### [Extracted material]
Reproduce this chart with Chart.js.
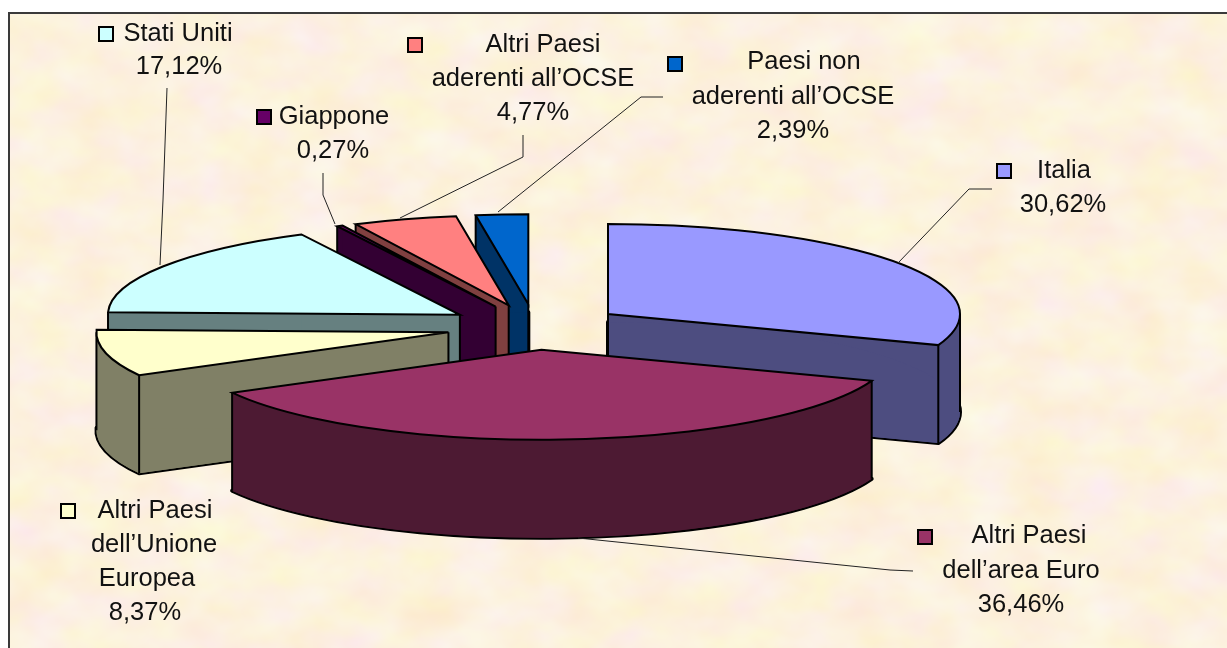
<!DOCTYPE html>
<html lang="it">
<head>
<meta charset="utf-8">
<title>Ripartizione per area geografica</title>
<script src="https://cdn.jsdelivr.net/npm/chart.js@4"></script>
<style>
  html, body { margin: 0; padding: 0; background: #fff; overflow: hidden; }
  #frame {
    position: absolute; left: 8px; top: 12px; width: 1219px; height: 636px;
    box-sizing: border-box;
    border-left: 2px solid #3a3a3a; border-top: 2px solid #3a3a3a;
    background-color: #fbf1dc;
    background-image: url("data:image/svg+xml;utf8,<svg xmlns='http://www.w3.org/2000/svg' width='1219' height='636'><filter id='n' x='0' y='0' width='100%' height='100%' color-interpolation-filters='sRGB'><feTurbulence type='fractalNoise' baseFrequency='.018 .026' numOctaves='3' seed='7'/><feColorMatrix values='0 0 0 0 .988  .08 0 0 0 .905  0 .16 0 0 .79  0 0 0 0 1'/></filter><rect width='1219' height='636' filter='url(%23n)'/></svg>");
  }
  canvas { position: absolute; left: 0; top: 0; }
</style>
</head>
<body>
<div id="frame"></div>
<canvas id="chart" width="1227" height="648"></canvas>
<script>
const categories = ['Italia', "Altri Paesi dell'area Euro", "Altri Paesi dell'Unione Europea", 'Stati Uniti', 'Giappone', "Altri Paesi aderenti all'OCSE", "Paesi non aderenti all'OCSE"];
const values = [30.62, 36.46, 8.37, 17.12, 0.27, 4.77, 2.39];
const topColors = ['#9999ff', '#993366', '#ffffcc', '#ccffff', '#660066', '#ff8080', '#0066cc'];
const sideColors = ['#4d4d80', '#4d1a33', '#808066', '#668080', '#330033', '#804040', '#003366'];

// back to front
const drawOrder = [6, 5, 4, 3, 0, 2, 1];

const SQUASH = 0.2557;
const DEPTH = 98;
const EXPLODE = 89;

// text lines, markers and leader lines of each label, same order as categories
const labels = [
  { marker: [997, 164], lines: [['Italia', 1064, 178]], pct: [1063, 212], leader: [[992, 189], [969, 189], [898, 263]] },
  { marker: [918, 530], lines: [['Altri Paesi', 1029, 543], ['dell’area Euro', 1021, 578]], pct: [1021, 612], leader: [[913, 571], [890, 570], [578, 538]] },
  { marker: [61, 504], lines: [['Altri Paesi', 155, 518], ['dell’Unione', 154, 552], ['Europea', 147, 586]], pct: [145, 620], leader: null },
  { marker: [99, 27], lines: [['Stati Uniti', 178, 41]], pct: [179, 74], leader: [[167, 88], [163, 200], [160, 265]] },
  { marker: [257, 110], lines: [['Giappone', 334, 124]], pct: [333, 158], leader: [[323, 173], [323, 195], [335, 224]] },
  { marker: [408, 38], lines: [['Altri Paesi', 543, 52], ['aderenti all’OCSE', 533, 86]], pct: [533, 120], leader: [[523, 135], [523, 157], [400, 218]] },
  { marker: [668, 57], lines: [['Paesi non', 804, 69], ['aderenti all’OCSE', 793, 104]], pct: [793, 138], leader: [[663, 97], [641, 97], [498, 212]] }
];

function sliceOrigin(arc) {
  const mid = (arc.startAngle + arc.endAngle) / 2;
  return {
    x: arc.x + Math.cos(mid) * EXPLODE,
    y: arc.y + Math.sin(mid) * EXPLODE * SQUASH
  };
}

function rimPoint(arc, a) {
  const o = sliceOrigin(arc);
  return {
    x: o.x + Math.cos(a) * arc.outerRadius,
    y: o.y + Math.sin(a) * arc.outerRadius * SQUASH
  };
}

function paintLayer(ctx, arc, color, dz) {
  const o = sliceOrigin(arc);
  const base = arc.options;
  arc.options = Object.assign({}, base, { backgroundColor: color, borderWidth: 0 });
  ctx.save();
  ctx.translate(o.x, o.y + dz);
  ctx.scale(1, SQUASH);
  ctx.translate(-arc.x, -arc.y);
  arc.draw(ctx);
  ctx.restore();
  arc.options = base;
}

function outline(ctx, arc, dz) {
  const o = sliceOrigin(arc);
  const r = arc.outerRadius;
  ctx.beginPath();
  ctx.moveTo(o.x, o.y + dz);
  ctx.ellipse(o.x, o.y + dz, r, r * SQUASH, 0, arc.startAngle, arc.endAngle);
  ctx.closePath();
  ctx.stroke();
}

function contains(arc, angle) {
  for (let a = angle - 2 * Math.PI; a <= arc.endAngle; a += 2 * Math.PI) {
    if (a >= arc.startAngle && a <= arc.endAngle) return true;
  }
  return false;
}

function paintSides(ctx, arc) {
  const o = sliceOrigin(arc);
  const r = arc.outerRadius;
  [arc.startAngle, arc.endAngle].forEach(a => {
    const p = rimPoint(arc, a);
    ctx.beginPath();
    ctx.moveTo(o.x, o.y);
    ctx.lineTo(p.x, p.y);
    ctx.lineTo(p.x, p.y + DEPTH);
    ctx.lineTo(o.x, o.y + DEPTH);
    ctx.closePath();
    ctx.fill();
  });
  // cut the rim band where the ellipse turns back, or the fill cancels itself
  const cuts = [arc.startAngle];
  [-Math.PI, 0, Math.PI].forEach(a => { if (a > arc.startAngle && a < arc.endAngle) cuts.push(a); });
  cuts.push(arc.endAngle);
  for (let i = 0; i < cuts.length - 1; i++) {
    ctx.beginPath();
    ctx.ellipse(o.x, o.y, r, r * SQUASH, 0, cuts[i], cuts[i + 1]);
    ctx.ellipse(o.x, o.y + DEPTH, r, r * SQUASH, 0, cuts[i + 1], cuts[i], true);
    ctx.closePath();
    ctx.fill();
  }
}

// a rim corner only shows its edge when the slice top does not sit right below it
function cornerShows(arc, a) {
  const x = Math.cos(a) * arc.outerRadius;
  const y = Math.sin(a) * arc.outerRadius + 6;
  return Math.hypot(x, y) > arc.outerRadius || !contains(arc, Math.atan2(y, x));
}

function verticals(ctx, arc) {
  const o = sliceOrigin(arc);
  const rimAngles = [arc.startAngle, arc.endAngle].filter(a => cornerShows(arc, a));
  if (contains(arc, 0)) rimAngles.push(0);
  if (contains(arc, Math.PI)) rimAngles.push(Math.PI);
  ctx.beginPath();
  rimAngles.forEach(a => {
    const p = rimPoint(arc, a);
    ctx.moveTo(p.x, p.y);
    ctx.lineTo(p.x, p.y + DEPTH);
  });
  if (!contains(arc, Math.PI / 2)) {
    ctx.moveTo(o.x, o.y);
    ctx.lineTo(o.x, o.y + DEPTH);
  }
  ctx.stroke();
}

const pie3d = {
  id: 'pie3d',
  beforeDatasetDraw(chart) {
    const ctx = chart.ctx;
    const arcs = chart.getDatasetMeta(0).data;
    ctx.save();
    ctx.strokeStyle = '#000';
    drawOrder.forEach(i => {
      const arc = arcs[i];
      ctx.lineJoin = 'round';
      ctx.lineWidth = 4;
      outline(ctx, arc, DEPTH);
      paintLayer(ctx, arc, sideColors[i], DEPTH);
      ctx.fillStyle = sideColors[i];
      paintSides(ctx, arc);
      ctx.lineWidth = 2;
      verticals(ctx, arc);
      paintLayer(ctx, arc, topColors[i], 0);
      ctx.lineJoin = 'miter';
      outline(ctx, arc, 0);
    });
    ctx.restore();
    return false;
  },
  afterDraw(chart) {
    const ctx = chart.ctx;
    ctx.save();
    ctx.font = '25.5px "Liberation Sans", Arial, sans-serif';
    ctx.textAlign = 'center';
    ctx.textBaseline = 'alphabetic';
    labels.forEach((l, i) => {
      if (l.leader) {
        ctx.strokeStyle = '#222';
        ctx.lineWidth = 1;
        ctx.beginPath();
        l.leader.forEach((p, k) => k ? ctx.lineTo(p[0], p[1]) : ctx.moveTo(p[0], p[1]));
        ctx.stroke();
      }
      ctx.fillStyle = topColors[i];
      ctx.fillRect(l.marker[0], l.marker[1], 14, 14);
      ctx.strokeStyle = '#000';
      ctx.lineWidth = 2;
      ctx.strokeRect(l.marker[0], l.marker[1], 14, 14);
      ctx.fillStyle = '#111';
      l.lines.forEach(t => ctx.fillText(t[0], t[1], t[2]));
      ctx.fillText(values[i].toFixed(2).replace('.', ',') + '%', l.pct[0], l.pct[1]);
    });
    ctx.restore();
  }
};

new Chart(document.getElementById('chart'), {
  type: 'pie',
  data: {
    labels: categories,
    datasets: [{ data: values, backgroundColor: topColors, borderWidth: 0 }]
  },
  options: {
    responsive: false,
    animation: false,
    radius: 352,
    rotation: 0,
    layout: { padding: { right: 157, top: 6 } },
    plugins: { legend: { display: false }, tooltip: { enabled: false } }
  },
  plugins: [pie3d]
});
</script>
</body>
</html>
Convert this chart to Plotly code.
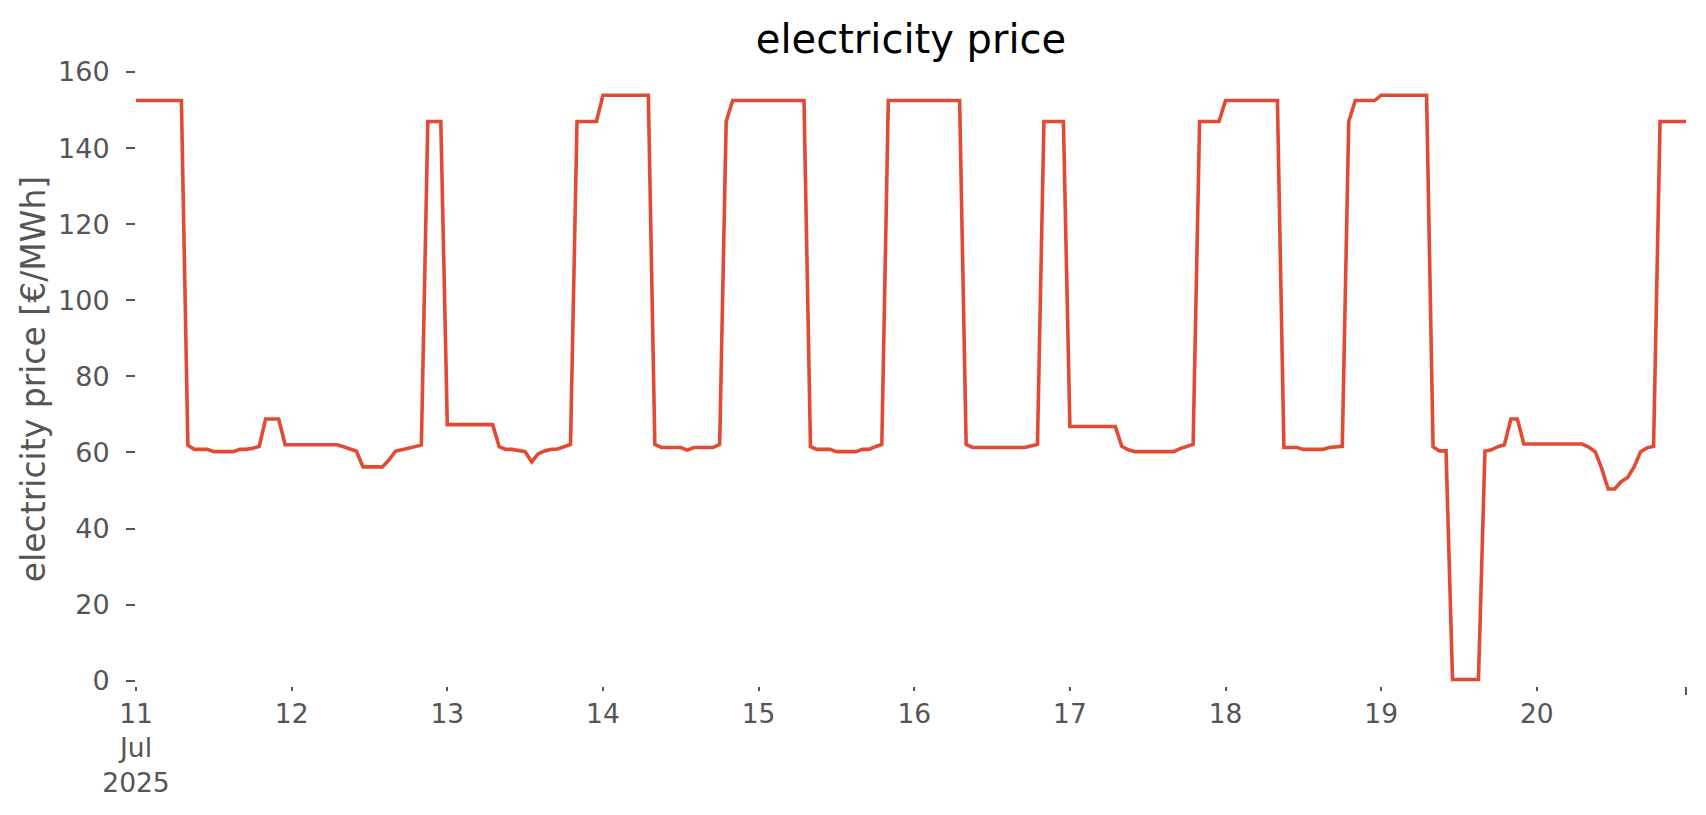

### [To do]
Output exactly the span of lines from the top of the listing through the line holding "const EXPLODE = 89;", and leave every picture out.

### [Task answer]
Reproduce this chart with Chart.js.
<!DOCTYPE html>
<html lang="it">
<head>
<meta charset="utf-8">
<title>Ripartizione per area geografica</title>
<script src="https://cdn.jsdelivr.net/npm/chart.js@4"></script>
<style>
  html, body { margin: 0; padding: 0; background: #fff; overflow: hidden; }
  #frame {
    position: absolute; left: 8px; top: 12px; width: 1219px; height: 636px;
    box-sizing: border-box;
    border-left: 2px solid #3a3a3a; border-top: 2px solid #3a3a3a;
    background-color: #fbf1dc;
    background-image: url("data:image/svg+xml;utf8,<svg xmlns='http://www.w3.org/2000/svg' width='1219' height='636'><filter id='n' x='0' y='0' width='100%' height='100%' color-interpolation-filters='sRGB'><feTurbulence type='fractalNoise' baseFrequency='.018 .026' numOctaves='3' seed='7'/><feColorMatrix values='0 0 0 0 .988  .08 0 0 0 .905  0 .16 0 0 .79  0 0 0 0 1'/></filter><rect width='1219' height='636' filter='url(%23n)'/></svg>");
  }
  canvas { position: absolute; left: 0; top: 0; }
</style>
</head>
<body>
<div id="frame"></div>
<canvas id="chart" width="1227" height="648"></canvas>
<script>
const categories = ['Italia', "Altri Paesi dell'area Euro", "Altri Paesi dell'Unione Europea", 'Stati Uniti', 'Giappone', "Altri Paesi aderenti all'OCSE", "Paesi non aderenti all'OCSE"];
const values = [30.62, 36.46, 8.37, 17.12, 0.27, 4.77, 2.39];
const topColors = ['#9999ff', '#993366', '#ffffcc', '#ccffff', '#660066', '#ff8080', '#0066cc'];
const sideColors = ['#4d4d80', '#4d1a33', '#808066', '#668080', '#330033', '#804040', '#003366'];

// back to front
const drawOrder = [6, 5, 4, 3, 0, 2, 1];

const SQUASH = 0.2557;
const DEPTH = 98;
const EXPLODE = 89;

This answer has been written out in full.